SUPPLIED MATERIAL:

────────────────────────────────────────

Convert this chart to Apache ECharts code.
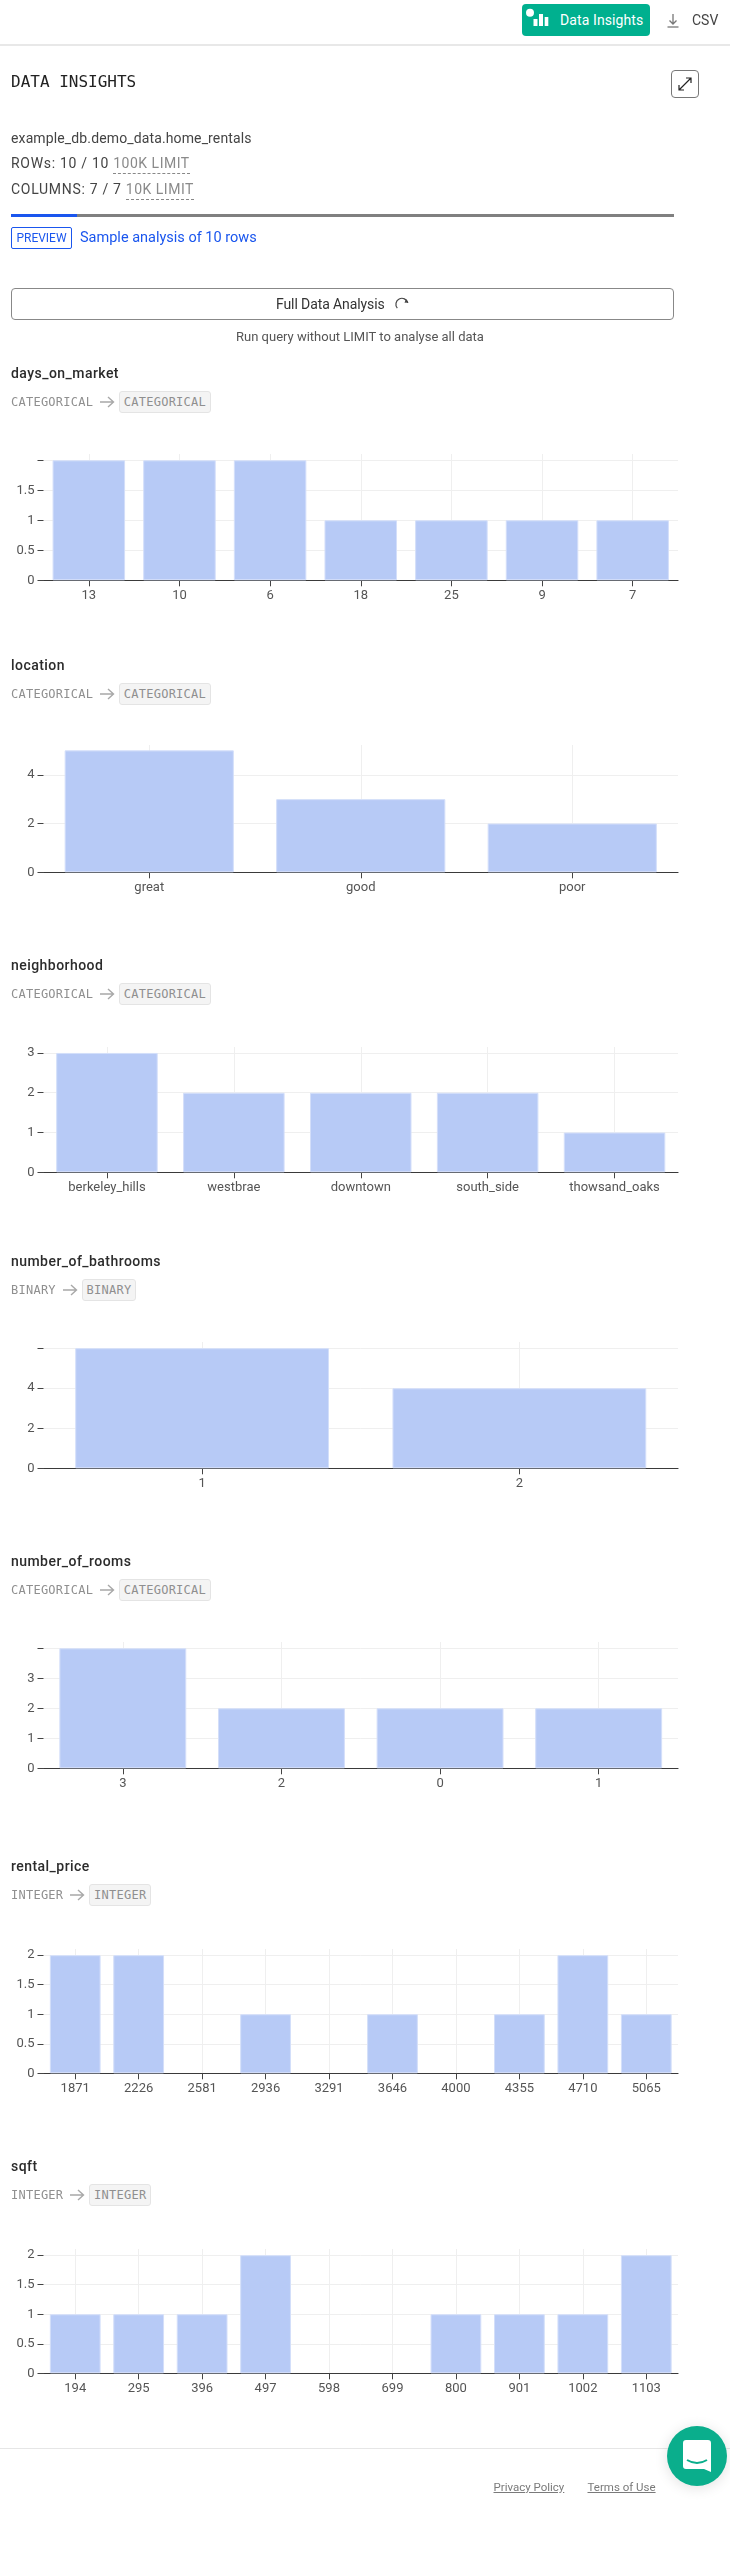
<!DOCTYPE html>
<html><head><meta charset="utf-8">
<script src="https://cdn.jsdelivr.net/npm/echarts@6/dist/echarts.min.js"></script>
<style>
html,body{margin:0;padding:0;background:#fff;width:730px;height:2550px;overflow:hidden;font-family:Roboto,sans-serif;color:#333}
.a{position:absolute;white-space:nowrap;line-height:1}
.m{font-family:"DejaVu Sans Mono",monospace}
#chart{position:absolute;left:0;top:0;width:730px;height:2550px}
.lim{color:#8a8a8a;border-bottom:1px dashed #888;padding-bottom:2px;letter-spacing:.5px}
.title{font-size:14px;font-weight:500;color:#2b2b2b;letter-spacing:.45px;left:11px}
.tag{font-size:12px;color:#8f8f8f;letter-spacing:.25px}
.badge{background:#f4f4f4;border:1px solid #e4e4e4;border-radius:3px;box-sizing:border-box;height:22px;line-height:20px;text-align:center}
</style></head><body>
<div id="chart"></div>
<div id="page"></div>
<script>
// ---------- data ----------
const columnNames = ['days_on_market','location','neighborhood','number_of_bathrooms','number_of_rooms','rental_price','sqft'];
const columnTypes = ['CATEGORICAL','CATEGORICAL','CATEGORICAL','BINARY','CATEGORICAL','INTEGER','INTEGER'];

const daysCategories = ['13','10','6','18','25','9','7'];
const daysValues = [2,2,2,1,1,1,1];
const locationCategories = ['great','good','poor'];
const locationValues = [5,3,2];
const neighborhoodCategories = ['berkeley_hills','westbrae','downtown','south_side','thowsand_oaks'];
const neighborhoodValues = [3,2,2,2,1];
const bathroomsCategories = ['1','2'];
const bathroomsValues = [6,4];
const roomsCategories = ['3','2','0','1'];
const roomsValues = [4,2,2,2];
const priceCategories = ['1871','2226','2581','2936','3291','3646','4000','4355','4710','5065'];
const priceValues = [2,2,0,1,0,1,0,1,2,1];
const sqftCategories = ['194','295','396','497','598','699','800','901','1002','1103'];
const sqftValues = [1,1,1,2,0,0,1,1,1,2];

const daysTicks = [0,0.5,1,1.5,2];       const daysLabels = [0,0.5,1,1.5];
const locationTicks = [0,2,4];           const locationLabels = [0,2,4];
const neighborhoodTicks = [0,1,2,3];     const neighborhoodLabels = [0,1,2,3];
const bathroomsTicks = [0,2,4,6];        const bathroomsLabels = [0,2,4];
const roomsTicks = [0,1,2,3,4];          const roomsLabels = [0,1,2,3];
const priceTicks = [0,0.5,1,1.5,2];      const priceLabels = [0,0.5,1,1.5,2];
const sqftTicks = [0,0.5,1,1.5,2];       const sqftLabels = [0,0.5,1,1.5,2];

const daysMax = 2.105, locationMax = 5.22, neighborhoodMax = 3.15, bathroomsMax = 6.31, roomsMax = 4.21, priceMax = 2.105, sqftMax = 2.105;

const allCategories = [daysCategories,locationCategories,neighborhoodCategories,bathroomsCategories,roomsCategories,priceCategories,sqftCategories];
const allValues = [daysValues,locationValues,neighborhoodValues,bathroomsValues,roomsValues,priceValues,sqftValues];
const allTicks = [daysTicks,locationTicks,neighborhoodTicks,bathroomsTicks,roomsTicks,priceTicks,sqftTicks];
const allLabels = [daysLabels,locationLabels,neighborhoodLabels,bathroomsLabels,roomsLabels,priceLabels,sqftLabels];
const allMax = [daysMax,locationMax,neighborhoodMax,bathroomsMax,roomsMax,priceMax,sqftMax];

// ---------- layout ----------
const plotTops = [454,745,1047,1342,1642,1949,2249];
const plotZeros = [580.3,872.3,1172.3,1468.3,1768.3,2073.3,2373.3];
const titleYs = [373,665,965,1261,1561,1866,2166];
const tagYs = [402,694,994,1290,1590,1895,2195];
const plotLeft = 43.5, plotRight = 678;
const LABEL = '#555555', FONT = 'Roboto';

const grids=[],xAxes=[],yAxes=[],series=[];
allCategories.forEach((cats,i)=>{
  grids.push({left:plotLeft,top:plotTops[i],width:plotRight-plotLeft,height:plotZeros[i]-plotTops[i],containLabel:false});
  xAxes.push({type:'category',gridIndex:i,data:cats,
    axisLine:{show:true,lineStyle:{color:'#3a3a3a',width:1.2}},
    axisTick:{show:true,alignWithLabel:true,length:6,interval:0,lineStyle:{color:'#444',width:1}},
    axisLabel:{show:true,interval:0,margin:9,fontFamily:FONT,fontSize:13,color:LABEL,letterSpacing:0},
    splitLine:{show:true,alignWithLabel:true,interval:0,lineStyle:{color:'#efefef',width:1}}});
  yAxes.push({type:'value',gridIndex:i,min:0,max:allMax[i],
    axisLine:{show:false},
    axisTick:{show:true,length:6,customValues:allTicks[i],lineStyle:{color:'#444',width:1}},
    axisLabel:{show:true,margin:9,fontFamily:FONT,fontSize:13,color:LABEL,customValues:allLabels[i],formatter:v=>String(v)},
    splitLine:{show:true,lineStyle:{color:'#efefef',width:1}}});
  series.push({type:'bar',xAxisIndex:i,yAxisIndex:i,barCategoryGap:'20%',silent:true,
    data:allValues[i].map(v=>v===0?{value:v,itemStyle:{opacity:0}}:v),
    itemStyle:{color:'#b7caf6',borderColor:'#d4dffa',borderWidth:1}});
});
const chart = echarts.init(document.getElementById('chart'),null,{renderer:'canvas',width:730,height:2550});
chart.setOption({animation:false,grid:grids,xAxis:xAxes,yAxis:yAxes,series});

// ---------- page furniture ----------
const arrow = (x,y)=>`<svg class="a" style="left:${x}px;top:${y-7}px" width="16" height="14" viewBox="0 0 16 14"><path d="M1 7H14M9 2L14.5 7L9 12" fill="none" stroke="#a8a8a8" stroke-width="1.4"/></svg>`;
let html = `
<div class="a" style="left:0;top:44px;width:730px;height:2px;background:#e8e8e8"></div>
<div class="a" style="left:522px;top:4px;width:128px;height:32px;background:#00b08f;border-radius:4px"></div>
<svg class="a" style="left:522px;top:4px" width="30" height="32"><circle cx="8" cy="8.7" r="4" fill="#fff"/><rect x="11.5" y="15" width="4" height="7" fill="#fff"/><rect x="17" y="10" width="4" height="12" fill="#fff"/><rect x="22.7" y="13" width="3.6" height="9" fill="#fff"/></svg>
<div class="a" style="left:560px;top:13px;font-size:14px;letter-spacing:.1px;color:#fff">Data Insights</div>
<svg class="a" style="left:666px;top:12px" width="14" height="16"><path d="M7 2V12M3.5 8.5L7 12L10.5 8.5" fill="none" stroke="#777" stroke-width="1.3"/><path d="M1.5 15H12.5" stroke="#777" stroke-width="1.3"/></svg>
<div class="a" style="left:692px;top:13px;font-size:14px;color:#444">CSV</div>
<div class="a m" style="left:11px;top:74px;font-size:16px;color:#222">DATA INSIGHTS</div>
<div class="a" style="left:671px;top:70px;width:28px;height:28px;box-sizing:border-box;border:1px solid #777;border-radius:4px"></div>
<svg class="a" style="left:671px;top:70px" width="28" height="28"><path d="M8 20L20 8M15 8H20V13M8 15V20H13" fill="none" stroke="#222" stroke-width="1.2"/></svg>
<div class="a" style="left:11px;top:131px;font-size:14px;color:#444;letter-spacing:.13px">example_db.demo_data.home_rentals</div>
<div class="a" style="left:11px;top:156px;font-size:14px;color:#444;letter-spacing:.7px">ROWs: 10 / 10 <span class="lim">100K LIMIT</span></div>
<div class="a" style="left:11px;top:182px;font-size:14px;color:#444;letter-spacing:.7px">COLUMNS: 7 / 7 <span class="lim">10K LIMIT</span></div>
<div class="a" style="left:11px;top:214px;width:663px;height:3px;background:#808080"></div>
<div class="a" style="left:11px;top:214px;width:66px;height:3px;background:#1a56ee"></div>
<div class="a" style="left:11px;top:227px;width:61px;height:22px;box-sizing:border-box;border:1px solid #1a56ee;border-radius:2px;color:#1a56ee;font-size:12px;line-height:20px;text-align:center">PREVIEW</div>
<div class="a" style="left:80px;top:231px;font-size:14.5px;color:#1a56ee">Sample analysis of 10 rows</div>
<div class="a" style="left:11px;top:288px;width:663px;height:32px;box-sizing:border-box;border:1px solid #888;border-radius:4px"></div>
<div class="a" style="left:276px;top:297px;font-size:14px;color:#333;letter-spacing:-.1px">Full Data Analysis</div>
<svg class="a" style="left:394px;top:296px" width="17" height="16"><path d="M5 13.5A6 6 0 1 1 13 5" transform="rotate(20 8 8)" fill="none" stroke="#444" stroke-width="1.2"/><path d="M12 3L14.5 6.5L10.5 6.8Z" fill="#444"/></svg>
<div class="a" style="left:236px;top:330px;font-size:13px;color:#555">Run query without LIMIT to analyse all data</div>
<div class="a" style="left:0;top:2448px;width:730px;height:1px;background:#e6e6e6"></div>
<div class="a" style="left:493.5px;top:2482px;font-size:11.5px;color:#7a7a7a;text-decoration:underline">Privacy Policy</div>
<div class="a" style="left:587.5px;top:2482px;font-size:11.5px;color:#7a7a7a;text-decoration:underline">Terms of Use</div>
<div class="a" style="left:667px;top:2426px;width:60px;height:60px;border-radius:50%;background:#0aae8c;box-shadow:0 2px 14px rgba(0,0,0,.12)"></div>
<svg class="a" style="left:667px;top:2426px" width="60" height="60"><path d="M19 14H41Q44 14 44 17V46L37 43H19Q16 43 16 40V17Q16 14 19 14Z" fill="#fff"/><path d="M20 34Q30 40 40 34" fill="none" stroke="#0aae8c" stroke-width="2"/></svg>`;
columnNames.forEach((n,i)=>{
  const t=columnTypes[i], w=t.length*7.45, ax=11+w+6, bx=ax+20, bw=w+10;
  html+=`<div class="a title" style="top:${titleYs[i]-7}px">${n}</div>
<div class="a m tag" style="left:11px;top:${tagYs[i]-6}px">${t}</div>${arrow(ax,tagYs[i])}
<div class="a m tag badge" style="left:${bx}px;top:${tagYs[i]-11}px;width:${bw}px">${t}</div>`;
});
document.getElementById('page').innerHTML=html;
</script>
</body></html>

────────────────────────────────────────

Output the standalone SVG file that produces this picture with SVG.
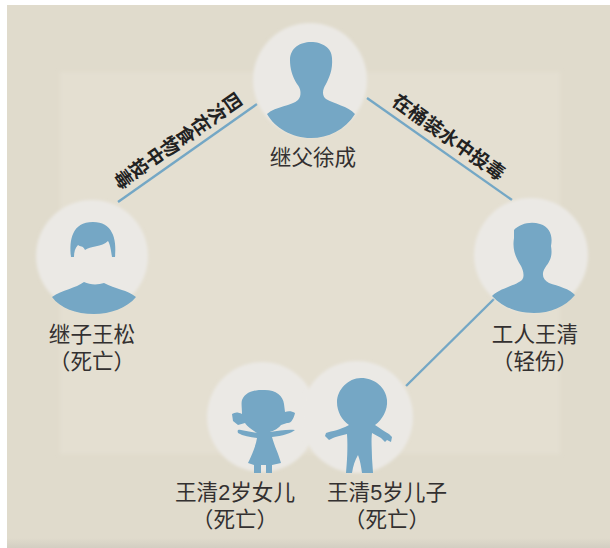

────────────────────────────────────────

GOAL: Using the records above, gather all lines where the string "this" is present.

ANSWER:
Convert this chart to Apache ECharts code.
Output the standalone SVG file that produces this picture with SVG.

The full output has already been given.